# start of Data block
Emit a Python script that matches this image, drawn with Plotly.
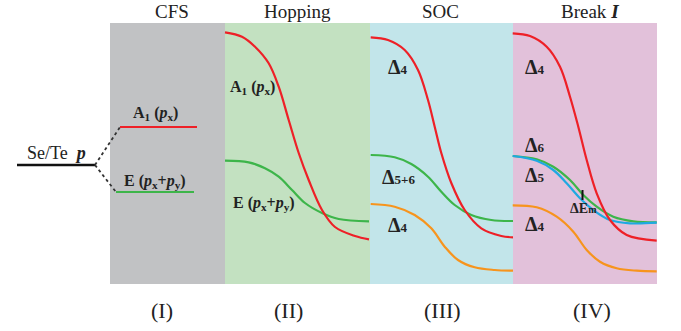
import plotly.graph_objects as go

# ---- data (diagram coordinates: x to the right, y = level position, downward axis) ----
panel_names = ["CFS", "Hopping", "SOC", "Break <b><i>I</i></b>"]
panel_roman = ["(I)", "(II)", "(III)", "(IV)"]
panel_edges = [110, 225, 370, 513, 657]
panel_top, panel_bottom = 23, 284
panel_colors = ["#c1c2c4", "#c3e1c1", "#c2e5ea", "#e2c1da"]

# atomic level and crystal-field split levels
atom_x = [17, 95]
atom_y = [165, 165]
cfs_a1_x = [120, 197]
cfs_a1_y = [127, 127]
cfs_e_x = [116, 194]
cfs_e_y = [192, 192]
dot_up_x = [95, 120]
dot_up_y = [165, 127]
dot_dn_x = [95, 116]
dot_dn_y = [165, 192]

# Hopping panel
hop_red_x = [225, 242, 255, 268.7, 278.7, 288.7, 298.7, 308.7, 322, 335, 355, 369]
hop_red_y = [32.3, 36.7, 46.7, 63.3, 86.7, 120, 153, 180, 210, 227, 236, 239.3]
hop_grn_x = [225, 248.7, 265, 278.7, 292, 305, 322, 338.7, 369]
hop_grn_y = [160.7, 162.3, 168.3, 176.7, 190, 203, 213, 219, 221.3]

# SOC panel
soc_red_x = [370.7, 388, 404.7, 418, 428, 434.7, 441.3, 451.3, 464.7, 481.3, 501.3, 513]
soc_red_y = [37.3, 40, 50, 70, 100, 126.7, 153, 183, 210, 228.3, 236, 237.3]
soc_grn_x = [370.7, 394.7, 411.3, 428, 441.3, 454.7, 471.3, 491.3, 513]
soc_grn_y = [155, 157.3, 164, 176.7, 191.7, 205, 215, 220, 221]
soc_org_x = [370.7, 394.7, 414.7, 431.3, 444.7, 458, 474.7, 494.7, 513]
soc_org_y = [204, 206.7, 215, 228.3, 246.7, 260, 267.3, 270, 270.7]

# Break-I panel
brk_red_x = [512.7, 530, 546.7, 560, 570, 578.3, 586.7, 596.7, 610, 626.7, 656.7]
brk_red_y = [33.3, 36, 46.7, 66.7, 96.7, 126.7, 160, 193.3, 220, 235, 240.7]
brk_grn_x = [512.7, 536.7, 553.3, 570, 583.3, 596.7, 613.3, 633.3, 656.7]
brk_grn_y = [156, 159.3, 166.7, 180, 195, 206.7, 216.7, 221.3, 222.3]
brk_blu_x = [512.7, 536.7, 553.3, 566.7, 580, 593.3, 610, 630, 656.7]
brk_blu_y = [156, 160.7, 170, 183.3, 198.3, 210, 220, 223.3, 222.7]
brk_org_x = [512.7, 536.7, 556.7, 573.3, 586.7, 600, 616.7, 636.7, 656.7]
brk_org_y = [205.3, 207.3, 216.7, 231.7, 250, 261.7, 268.3, 270.7, 271.3]
dem_x = [582.5, 582.5]
dem_y = [190, 200]

RED = "#ee2027"
GRN = "#3db54a"
ORG = "#f7941d"
BLU = "#1fa9e1"

fig = go.Figure()

# panels
for i in range(4):
    fig.add_shape(type="rect", x0=panel_edges[i], x1=panel_edges[i + 1],
                  y0=panel_top, y1=panel_bottom, fillcolor=panel_colors[i],
                  line_width=0, layer="below")


def line(x, y, color, width=2, dash=None, shape="linear"):
    fig.add_trace(go.Scatter(x=x, y=y, mode="lines",
                             line=dict(color=color, width=width, dash=dash, shape=shape),
                             hoverinfo="skip", showlegend=False))


line(atom_x, atom_y, "#111111", 2.4)
line(dot_up_x, dot_up_y, "#333333", 1.8, "dot")
line(dot_dn_x, dot_dn_y, "#333333", 1.8, "dot")
line(cfs_a1_x, cfs_a1_y, RED, 2.2)
line(cfs_e_x, cfs_e_y, GRN, 2.2)

for xs, ys, c in [
    (hop_grn_x, hop_grn_y, GRN), (hop_red_x, hop_red_y, RED),
    (soc_org_x, soc_org_y, ORG), (soc_grn_x, soc_grn_y, GRN), (soc_red_x, soc_red_y, RED),
    (brk_org_x, brk_org_y, ORG), (brk_grn_x, brk_grn_y, GRN), (brk_blu_x, brk_blu_y, BLU),
    (brk_red_x, brk_red_y, RED),
]:
    line(xs, ys, c, 2.2, shape="spline")

line(dem_x, dem_y, "#111111", 2)

SERIF = "Liberation Serif, Times New Roman, serif"


def txt(x, y, s, size=15, bold=False):
    fig.add_annotation(x=x, y=y, text=("<b>%s</b>" % s) if bold else s,
                       showarrow=False, font=dict(family=SERIF, size=size, color="#222222"),
                       xanchor="center", yanchor="middle")


title_x = [172, 297, 440, 590]
roman_x = [162, 288, 442, 592]
for i in range(4):
    txt(title_x[i], 11, panel_names[i], 19)
    txt(roman_x[i], 310, panel_roman[i], 22)

txt(56, 153, "Se/Te  <b><i>p</i></b>", 18)
txt(155, 113, "A<sub>1</sub> (<i>p</i><sub>x</sub>)", 16, True)
txt(155, 181, "E (<i>p</i><sub>x</sub>+<i>p</i><sub>y</sub>)", 16, True)
txt(252, 87, "A<sub>1</sub> (<i>p</i><sub>x</sub>)", 16, True)
txt(264, 203, "E (<i>p</i><sub>x</sub>+<i>p</i><sub>y</sub>)", 16, True)

SM = "<span style='font-size:13px'>%s</span>"
txt(398, 67, "Δ" + SM % "4", 20, True)
txt(398, 177, "Δ" + SM % "5+6", 20, True)
txt(398, 225, "Δ" + SM % "4", 20, True)
txt(535, 67, "Δ" + SM % "4", 20, True)
txt(535, 145, "Δ" + SM % "6", 20, True)
txt(535, 175, "Δ" + SM % "5", 20, True)
txt(535, 224, "Δ" + SM % "4", 20, True)
txt(583, 208, "ΔE<span style='font-size:10px'>m</span>", 14, True)

fig.update_layout(width=681, height=331, margin=dict(l=0, r=0, t=0, b=0),
                  paper_bgcolor="white", plot_bgcolor="white",
                  xaxis=dict(range=[0, 681], visible=False, fixedrange=True),
                  yaxis=dict(range=[331, 0], visible=False, fixedrange=True))
fig.write_html("out.html", config={"displayModeBar": False},
               post_script="document.body.style.margin='0';document.body.style.overflow='hidden';")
# end of Data block
Task to complete: Return only the lines running from the top of the data to the line that holds "import plotly.graph_objects as go". Include both of those lines, but skip the pictures.

Finished answer:
Emit a Python script that matches this image, drawn with Plotly.
import plotly.graph_objects as go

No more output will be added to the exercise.